EM 2024: DFB-Team unterliegt Spanien nach Verlängerung

Der dreimalige Europameister Deutschland verlor im Viertelfinale der EM 2024 gegen den ewigen Angstgegner Spanien 1:2 nach Verlängerung und spielt im letzten Kapitel seiner Heim-EM keine Rolle mehr.

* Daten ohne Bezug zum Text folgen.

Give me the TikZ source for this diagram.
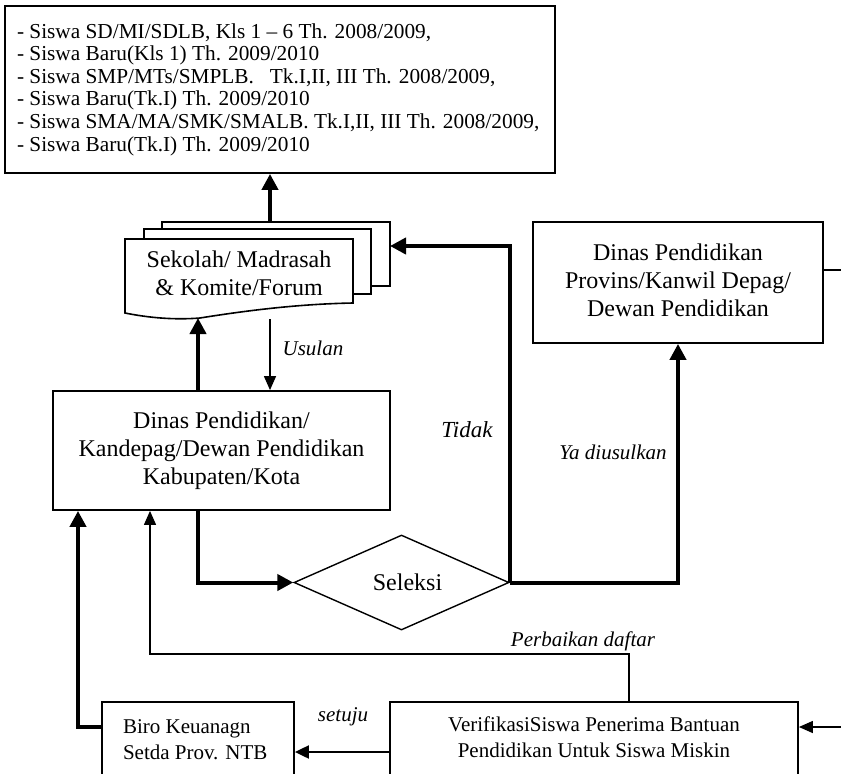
\documentclass[tikz,border=0pt]{standalone}
\usepackage{fontspec}
\setmainfont{Liberation Serif}
\usetikzlibrary{arrows.meta,shapes.geometric}
\newcommand{\liftc}[2]{\raisebox{#1}{\begin{tabular}{@{}c@{}}#2\end{tabular}}}
\begin{document}
\begin{tikzpicture}[x=1pt,y=-1pt,
  box/.style={draw, line width=1.8pt, inner sep=0pt},
  bigtxt/.style={font=\fontsize{24}{28}\selectfont},
  midtxt/.style={font=\fontsize{21}{26}\selectfont},
  lbl/.style={font=\fontsize{21}{24}\selectfont\itshape, inner sep=0pt},
  thk/.style={line width=4pt, -{Triangle[length=16pt,width=16pt]}},
  thn/.style={line width=1.3pt},
  thnarr/.style={line width=1.3pt, -{Triangle[length=14pt,width=12pt]}},
  mdarr/.style={line width=2pt, -{Triangle[length=14pt,width=13pt]}},
  page/.style={line width=1.6pt, fill=white, line join=miter}
]
\clip (0,0) rectangle (841,774);
\fill[white] (0,0) rectangle (841,774);

% top box
\node[box, minimum width=550pt, minimum height=167pt,
      font=\fontsize{21.3}{22.6}\selectfont] (top) at (280,89.5)
  {\raisebox{19pt}{\parbox{526pt}{\raggedright
   - Siswa SD/MI/SDLB, Kls 1 -- 6 Th. 2008/2009,\\
   - Siswa Baru(Kls 1) Th. 2009/2010\\
   - Siswa SMP/MTs/SMPLB.\ \ \ Tk.I,II, III Th. 2008/2009,\\
   - Siswa Baru(Tk.I) Th. 2009/2010\\
   - Siswa SMA/MA/SMK/SMALB. Tk.I,II, III Th. 2008/2009,\\
   - Siswa Baru(Tk.I) Th. 2009/2010}}};

% sekolah stacked documents
\draw[page] (162,229) -- (162,222) -- (390,222) -- (390,286) -- (371,286);
\draw[page] (144,239) -- (144,229) -- (371,229) -- (371,294) -- (353,294);
\draw[page] (125,239) -- (353,239) -- (353,303)
  .. controls (300,304) and (250,310) .. (200,318)
  .. controls (175,320) and (150,318) .. (125,313) -- cycle;
\node[bigtxt, align=center, inner sep=0pt] (sek) at (239,273) {Sekolah/ Madrasah\\\& Komite/Forum};
\coordinate (sekT) at (270,222);
\coordinate (sekB1) at (198,318);
\coordinate (sekB2) at (270,319);
\coordinate (sekR) at (390,246);

% Dinas kabupaten
\node[box, bigtxt, minimum width=337pt, minimum height=119pt] (kab) at (221.5,450.5)
  {\liftc{8pt}{Dinas Pendidikan/\\Kandepag/Dewan Pendidikan\\Kabupaten/Kota}};

% Dinas provinsi
\node[box, bigtxt, minimum width=290pt, minimum height=121pt] (prov) at (678,282.5)
  {\liftc{11pt}{Dinas Pendidikan\\Provins/Kanwil Depag/\\Dewan Pendidikan}};

% Seleksi
\node[draw, line width=1.4pt, diamond, aspect=2.26, minimum width=215pt,
      minimum height=95pt, inner sep=0pt, bigtxt] (sel) at (401.5,582.5) {\hspace{12pt}Seleksi};

% bottom boxes
\node[box, minimum width=192pt, minimum height=75pt, midtxt] (biro) at (198,739.5)
  {\parbox{150pt}{\raggedright Biro Keuanagn\\Setda Prov. NTB}};
\node[box, minimum width=408pt, minimum height=75pt, midtxt] (ver) at (594,739.5)
  {\begin{tabular}{@{}c@{}}VerifikasiSiswa Penerima Bantuan\\Pendidikan Untuk Siswa Miskin\end{tabular}};

\coordinate (e1) at (841,270);
\coordinate (e2) at (841,727);
\coordinate (pd) at (629,654);
\coordinate (pk) at (150,654);
\coordinate (bk) at (78,727);

% connectors
\draw[thk] (sekT) -- (sekT |- top.south);
\draw[thk] (sekB1 |- kab.north) -- (sekB1);
\draw[thnarr] (sekB2) -- (sekB2 |- kab.north);
\draw[thk] (kab.south -| sekB1) |- (sel.west);
\draw[thk] (sel.east) -- (sel.east |- sekR) -- (sekR);
\draw[thk] (sel.east) -| (prov.south);
\draw[thn] (prov.east |- e1) -- (e1);
\draw[thnarr] (e2) -- (e2 -| ver.east);
\draw[mdarr] ([yshift=-12.5pt]ver.west) -- ([yshift=-12.5pt]biro.east);
\draw[thnarr] (pd |- ver.north) -- (pd) -- (pk) -- (pk |- kab.south);
\draw[thk] ([yshift=12.5pt]biro.west) -- (bk) -- (bk |- kab.south);

% labels
\node[lbl] (usulan) at (313,348) {Usulan};
\node[lbl, font=\fontsize{23}{26}\selectfont\itshape] (tidak) at (467,430) {Tidak};
\node[lbl] (ya) at (613,452) {Ya diusulkan};
\node[lbl] (setuju) at (343,717) {setuju};
\node[lbl] (perb) at (583,641) {Perbaikan daftar};
\end{tikzpicture}
\end{document}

Nach dem Endpunkt eines furchtbaren Dramas raffte sich Julian Nagelsmann als Erster wieder auf. Der Bundestrainer klatschte seine am Boden zerstörten Spieler ab, er nahm sie alle in den Arm, der Reihe nach: Toni Kroos, dessen Weltkarriere einen so tragischen Abschluss fand, Antonio Rüdiger, Manuel Neuer. Sie alle konnten nicht fassen, was in diesem gewaltigen Viertelfinale von Stuttgart passiert war: der krachende K.o.-Schlag kurz vor dem Gong, nach heldenhaftem Kampf. Aus und Stecker raus: Das Sommermärchen ist vorbei.

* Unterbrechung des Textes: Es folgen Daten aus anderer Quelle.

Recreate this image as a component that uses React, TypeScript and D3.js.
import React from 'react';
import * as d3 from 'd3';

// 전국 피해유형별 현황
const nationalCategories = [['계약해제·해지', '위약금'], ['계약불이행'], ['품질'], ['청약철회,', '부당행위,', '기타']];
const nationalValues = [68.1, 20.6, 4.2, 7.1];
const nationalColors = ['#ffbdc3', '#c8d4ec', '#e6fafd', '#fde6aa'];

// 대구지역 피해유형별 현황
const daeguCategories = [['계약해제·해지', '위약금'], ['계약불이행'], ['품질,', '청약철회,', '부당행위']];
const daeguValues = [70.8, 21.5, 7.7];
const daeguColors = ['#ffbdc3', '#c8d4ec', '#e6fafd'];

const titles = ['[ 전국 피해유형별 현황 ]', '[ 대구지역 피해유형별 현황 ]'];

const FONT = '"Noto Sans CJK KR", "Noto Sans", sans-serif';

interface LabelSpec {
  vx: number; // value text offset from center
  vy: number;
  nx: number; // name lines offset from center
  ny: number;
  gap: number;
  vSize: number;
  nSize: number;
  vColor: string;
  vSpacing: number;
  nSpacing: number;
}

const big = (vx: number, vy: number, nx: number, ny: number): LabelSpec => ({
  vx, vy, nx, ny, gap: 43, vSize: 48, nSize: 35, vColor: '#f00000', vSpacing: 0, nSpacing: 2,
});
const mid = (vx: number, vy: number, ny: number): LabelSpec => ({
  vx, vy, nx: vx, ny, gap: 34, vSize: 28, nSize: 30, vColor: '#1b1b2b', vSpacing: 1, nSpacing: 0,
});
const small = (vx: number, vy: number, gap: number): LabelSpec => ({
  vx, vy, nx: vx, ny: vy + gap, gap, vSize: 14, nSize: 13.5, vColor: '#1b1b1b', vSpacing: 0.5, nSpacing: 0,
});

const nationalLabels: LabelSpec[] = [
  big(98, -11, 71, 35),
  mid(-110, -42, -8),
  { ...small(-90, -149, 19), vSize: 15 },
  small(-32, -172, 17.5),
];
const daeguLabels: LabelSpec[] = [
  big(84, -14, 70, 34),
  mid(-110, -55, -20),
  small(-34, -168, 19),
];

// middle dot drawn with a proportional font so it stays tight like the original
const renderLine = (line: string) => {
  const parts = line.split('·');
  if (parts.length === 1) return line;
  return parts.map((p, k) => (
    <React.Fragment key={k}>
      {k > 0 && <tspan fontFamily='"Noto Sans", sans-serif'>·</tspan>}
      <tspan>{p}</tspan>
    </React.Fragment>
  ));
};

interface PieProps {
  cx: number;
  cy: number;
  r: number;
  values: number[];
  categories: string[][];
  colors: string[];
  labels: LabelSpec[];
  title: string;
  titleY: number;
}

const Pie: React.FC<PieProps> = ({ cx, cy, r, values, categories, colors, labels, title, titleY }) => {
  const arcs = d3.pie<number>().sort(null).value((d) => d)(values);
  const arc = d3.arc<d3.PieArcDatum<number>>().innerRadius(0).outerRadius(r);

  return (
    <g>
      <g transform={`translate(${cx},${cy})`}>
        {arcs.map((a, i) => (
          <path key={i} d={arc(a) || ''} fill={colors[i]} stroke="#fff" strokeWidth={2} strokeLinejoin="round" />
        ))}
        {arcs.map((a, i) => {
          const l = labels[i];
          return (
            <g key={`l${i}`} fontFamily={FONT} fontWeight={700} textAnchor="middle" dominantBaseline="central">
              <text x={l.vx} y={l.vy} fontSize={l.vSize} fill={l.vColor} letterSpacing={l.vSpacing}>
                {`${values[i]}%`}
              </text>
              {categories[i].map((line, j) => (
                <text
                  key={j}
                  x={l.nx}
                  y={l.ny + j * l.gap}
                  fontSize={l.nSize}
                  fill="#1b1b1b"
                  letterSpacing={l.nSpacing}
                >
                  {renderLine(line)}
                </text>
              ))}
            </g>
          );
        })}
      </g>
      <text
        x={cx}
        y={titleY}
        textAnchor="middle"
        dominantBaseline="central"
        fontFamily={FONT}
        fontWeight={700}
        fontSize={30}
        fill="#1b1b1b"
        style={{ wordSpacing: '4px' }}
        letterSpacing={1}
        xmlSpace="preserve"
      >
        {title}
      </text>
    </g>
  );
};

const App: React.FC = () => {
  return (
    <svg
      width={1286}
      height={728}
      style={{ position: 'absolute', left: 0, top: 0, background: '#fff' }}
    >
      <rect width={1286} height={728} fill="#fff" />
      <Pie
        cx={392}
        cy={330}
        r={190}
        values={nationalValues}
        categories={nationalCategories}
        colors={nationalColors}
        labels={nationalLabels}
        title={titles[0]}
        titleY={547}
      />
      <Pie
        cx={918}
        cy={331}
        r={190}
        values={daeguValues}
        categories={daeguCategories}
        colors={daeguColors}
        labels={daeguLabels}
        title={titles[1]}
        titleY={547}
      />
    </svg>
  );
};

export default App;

Turnieraus überwiegt in diesem Moment

„Wir haben alle alles reingelegt, um nicht zu verlieren“, sagte Kroos mit glasigem Blick bei MagentaTV: „Wir waren sehr nah dran, umso bitterer ist es.“ Sein Karriereende stehe gerade im Hintergrund, „im Moment überwiegt das Turnieraus. Wir hatten alle ein gemeinsames Ziel, dieser Traum, den wir alle hatten, ist geplatzt.“ Das kämpferisch überragende Team setzte der spielerischen Extraklasse des großen Turnierfavoriten viel Mut und Leidenschaft entgegen, kam kurz vor dem Abpfiff zurück – und war am Ende doch geschlagen.

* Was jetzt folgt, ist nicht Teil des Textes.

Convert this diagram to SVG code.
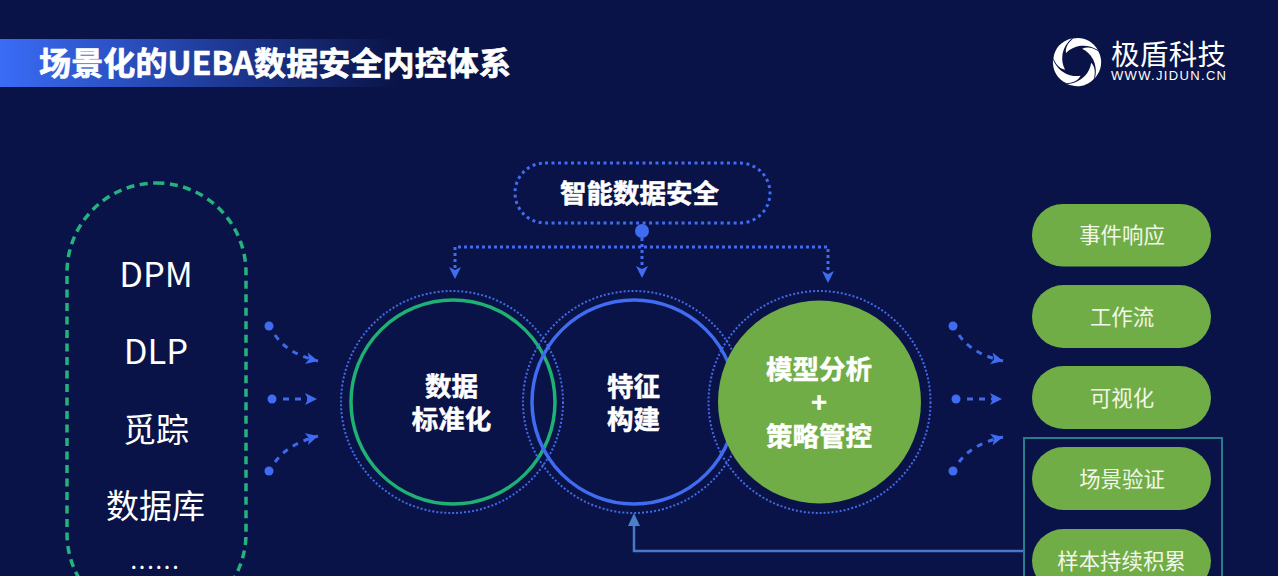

Dem deutschen Spiel fehlten noch zu Beginn Sicherheit und Präzision, was Dani Olmo (51.) in aufgeheizter Stimmung mit dem ersten Tor bestrafte. Florian Wirtz (89.) aber schlug mit 77 km/h zurück, die Fans flippten aus – bis der frühere Dortmunder Mikel Merino sie ins Herz traf (119.). Damit spielt Spanien, wo Deutschland allzu gerne gespielt hätte: im Halbfinale am Dienstag in München gegen Frankreich oder Portugal. In der Nachspielzeit der Verlängerung sah Dani Carvajal noch Gelb-Rot (120.+6).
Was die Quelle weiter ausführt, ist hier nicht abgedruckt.